> _Aim of the exercise_:
Copy the listing below in full and skip every picture.

> _Dataset section_:
--------------------------------------------------

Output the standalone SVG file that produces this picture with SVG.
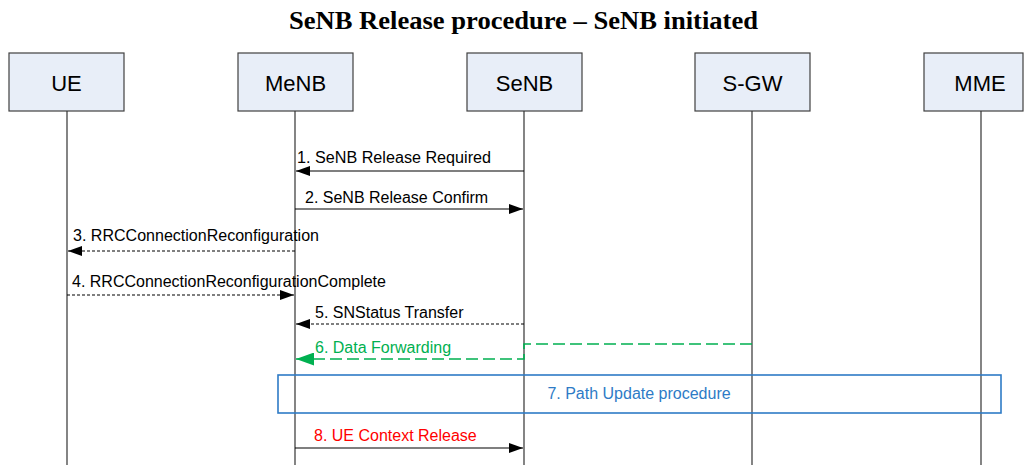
<svg xmlns="http://www.w3.org/2000/svg" width="1025" height="465" viewBox="0 0 1025 465">
<defs>
<style>
.box{fill:#E8EEF8;stroke:#404040;stroke-width:1.2}
.hdr{font-family:"Liberation Sans",Arial,sans-serif;font-size:22px;fill:#000;text-anchor:middle}
.life{stroke:#333;stroke-width:1.2;fill:none}
.msg{stroke:#000;stroke-width:1.2;fill:none}
.dash{stroke-dasharray:3 2}
.lbl{font-family:"Liberation Sans",Arial,sans-serif;font-size:16px;fill:#000}
.grn{stroke:#00B050;stroke-width:1.6;fill:none;stroke-dasharray:12 5}
</style>
<marker id="ah" markerUnits="userSpaceOnUse" markerWidth="14" markerHeight="10" refX="14" refY="5" orient="auto">
<path d="M0,0 L14,5 L0,10 z" fill="#000"/>
</marker>
<marker id="ahg" markerUnits="userSpaceOnUse" markerWidth="18" markerHeight="13" refX="18" refY="6.5" orient="auto">
<path d="M0,0 L18,6.5 L0,13 z" fill="#00B050"/>
</marker>
</defs>
<rect width="1025" height="465" fill="#fff"/>
<text x="289" y="29" textLength="469" lengthAdjust="spacingAndGlyphs" font-family="'Liberation Serif','Times New Roman',serif" font-weight="bold" font-size="25">SeNB Release procedure – SeNB initiated</text>

<g id="node-ue"><rect class="box" x="9" y="53" width="115" height="58"/><text class="hdr" x="66.5" y="90.5">UE</text></g>
<g id="node-menb"><rect class="box" x="238" y="53" width="115" height="58"/><text class="hdr" x="295.5" y="90.5">MeNB</text></g>
<g id="node-senb"><rect class="box" x="467" y="53" width="115" height="58"/><text class="hdr" x="524.5" y="90.5">SeNB</text></g>
<g id="node-sgw"><rect class="box" x="695" y="53" width="115" height="58"/><text class="hdr" x="752.5" y="90.5">S-GW</text></g>
<g id="node-mme"><rect class="box" x="924" y="53" width="99" height="58"/><text class="hdr" x="980" y="90.5">MME</text></g>

<g id="lifelines">
<line class="life" x1="67" y1="111" x2="67" y2="465"/>
<line class="life" x1="295" y1="111" x2="295" y2="465"/>
<line class="life" x1="524" y1="111" x2="524" y2="465"/>
<line class="life" x1="752" y1="111" x2="752" y2="465" stroke="#555"/>
<line class="life" x1="981" y1="111" x2="981" y2="465" stroke="#555"/>
</g>

<g id="node-path-update">
<rect x="278" y="375" width="723" height="38" fill="none" stroke="#2E7BC6" stroke-width="1.6"/>
<text x="639" y="399" font-family="'Liberation Sans',Arial,sans-serif" font-size="16" fill="#2E7BC6" text-anchor="middle">7. Path Update procedure</text>
</g>

<g id="connectors">
<line class="msg" x1="524" y1="171" x2="296" y2="171" marker-end="url(#ah)"/>
<text class="lbl" x="297" y="163" textLength="194" lengthAdjust="spacingAndGlyphs">1. SeNB Release Required</text>

<line class="msg" x1="295" y1="209" x2="523" y2="209" marker-end="url(#ah)"/>
<text class="lbl" x="305" y="203">2. SeNB Release Confirm</text>

<line class="msg dash" x1="295" y1="251" x2="68" y2="251" marker-end="url(#ah)"/>
<text class="lbl" x="73" y="241" textLength="246" lengthAdjust="spacingAndGlyphs">3. RRCConnectionReconfiguration</text>

<line class="msg dash" x1="67" y1="295" x2="294" y2="295" marker-end="url(#ah)"/>
<text class="lbl" x="72" y="287">4. RRCConnectionReconfigurationComplete</text>

<line class="msg dash" x1="524" y1="324" x2="296" y2="324" marker-end="url(#ah)"/>
<text class="lbl" x="315" y="318">5. SNStatus Transfer</text>

<path class="grn" d="M752,344 L524,344 L524,359 L296,359" marker-end="url(#ahg)"/>
<text class="lbl" x="315" y="353" fill="#00B050" style="fill:#00B050">6. Data Forwarding</text>

<line class="msg" x1="295" y1="448" x2="523" y2="448" marker-end="url(#ah)"/>
<text class="lbl" x="314" y="441" style="fill:#FF0000">8. UE Context Release</text>
</g>
</svg>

--------------------------------------------------

> _Written answer_:
Output the standalone SVG file that produces this picture with SVG.
<svg xmlns="http://www.w3.org/2000/svg" width="1025" height="465" viewBox="0 0 1025 465">
<defs>
<style>
.box{fill:#E8EEF8;stroke:#404040;stroke-width:1.2}
.hdr{font-family:"Liberation Sans",Arial,sans-serif;font-size:22px;fill:#000;text-anchor:middle}
.life{stroke:#333;stroke-width:1.2;fill:none}
.msg{stroke:#000;stroke-width:1.2;fill:none}
.dash{stroke-dasharray:3 2}
.lbl{font-family:"Liberation Sans",Arial,sans-serif;font-size:16px;fill:#000}
.grn{stroke:#00B050;stroke-width:1.6;fill:none;stroke-dasharray:12 5}
</style>
<marker id="ah" markerUnits="userSpaceOnUse" markerWidth="14" markerHeight="10" refX="14" refY="5" orient="auto">
<path d="M0,0 L14,5 L0,10 z" fill="#000"/>
</marker>
<marker id="ahg" markerUnits="userSpaceOnUse" markerWidth="18" markerHeight="13" refX="18" refY="6.5" orient="auto">
<path d="M0,0 L18,6.5 L0,13 z" fill="#00B050"/>
</marker>
</defs>
<rect width="1025" height="465" fill="#fff"/>
<text x="289" y="29" textLength="469" lengthAdjust="spacingAndGlyphs" font-family="'Liberation Serif','Times New Roman',serif" font-weight="bold" font-size="25">SeNB Release procedure – SeNB initiated</text>

<g id="node-ue"><rect class="box" x="9" y="53" width="115" height="58"/><text class="hdr" x="66.5" y="90.5">UE</text></g>
<g id="node-menb"><rect class="box" x="238" y="53" width="115" height="58"/><text class="hdr" x="295.5" y="90.5">MeNB</text></g>
<g id="node-senb"><rect class="box" x="467" y="53" width="115" height="58"/><text class="hdr" x="524.5" y="90.5">SeNB</text></g>
<g id="node-sgw"><rect class="box" x="695" y="53" width="115" height="58"/><text class="hdr" x="752.5" y="90.5">S-GW</text></g>
<g id="node-mme"><rect class="box" x="924" y="53" width="99" height="58"/><text class="hdr" x="980" y="90.5">MME</text></g>

<g id="lifelines">
<line class="life" x1="67" y1="111" x2="67" y2="465"/>
<line class="life" x1="295" y1="111" x2="295" y2="465"/>
<line class="life" x1="524" y1="111" x2="524" y2="465"/>
<line class="life" x1="752" y1="111" x2="752" y2="465" stroke="#555"/>
<line class="life" x1="981" y1="111" x2="981" y2="465" stroke="#555"/>
</g>

<g id="node-path-update">
<rect x="278" y="375" width="723" height="38" fill="none" stroke="#2E7BC6" stroke-width="1.6"/>
<text x="639" y="399" font-family="'Liberation Sans',Arial,sans-serif" font-size="16" fill="#2E7BC6" text-anchor="middle">7. Path Update procedure</text>
</g>

<g id="connectors">
<line class="msg" x1="524" y1="171" x2="296" y2="171" marker-end="url(#ah)"/>
<text class="lbl" x="297" y="163" textLength="194" lengthAdjust="spacingAndGlyphs">1. SeNB Release Required</text>

<line class="msg" x1="295" y1="209" x2="523" y2="209" marker-end="url(#ah)"/>
<text class="lbl" x="305" y="203">2. SeNB Release Confirm</text>

<line class="msg dash" x1="295" y1="251" x2="68" y2="251" marker-end="url(#ah)"/>
<text class="lbl" x="73" y="241" textLength="246" lengthAdjust="spacingAndGlyphs">3. RRCConnectionReconfiguration</text>

<line class="msg dash" x1="67" y1="295" x2="294" y2="295" marker-end="url(#ah)"/>
<text class="lbl" x="72" y="287">4. RRCConnectionReconfigurationComplete</text>

<line class="msg dash" x1="524" y1="324" x2="296" y2="324" marker-end="url(#ah)"/>
<text class="lbl" x="315" y="318">5. SNStatus Transfer</text>

<path class="grn" d="M752,344 L524,344 L524,359 L296,359" marker-end="url(#ahg)"/>
<text class="lbl" x="315" y="353" fill="#00B050" style="fill:#00B050">6. Data Forwarding</text>

<line class="msg" x1="295" y1="448" x2="523" y2="448" marker-end="url(#ah)"/>
<text class="lbl" x="314" y="441" style="fill:#FF0000">8. UE Context Release</text>
</g>
</svg>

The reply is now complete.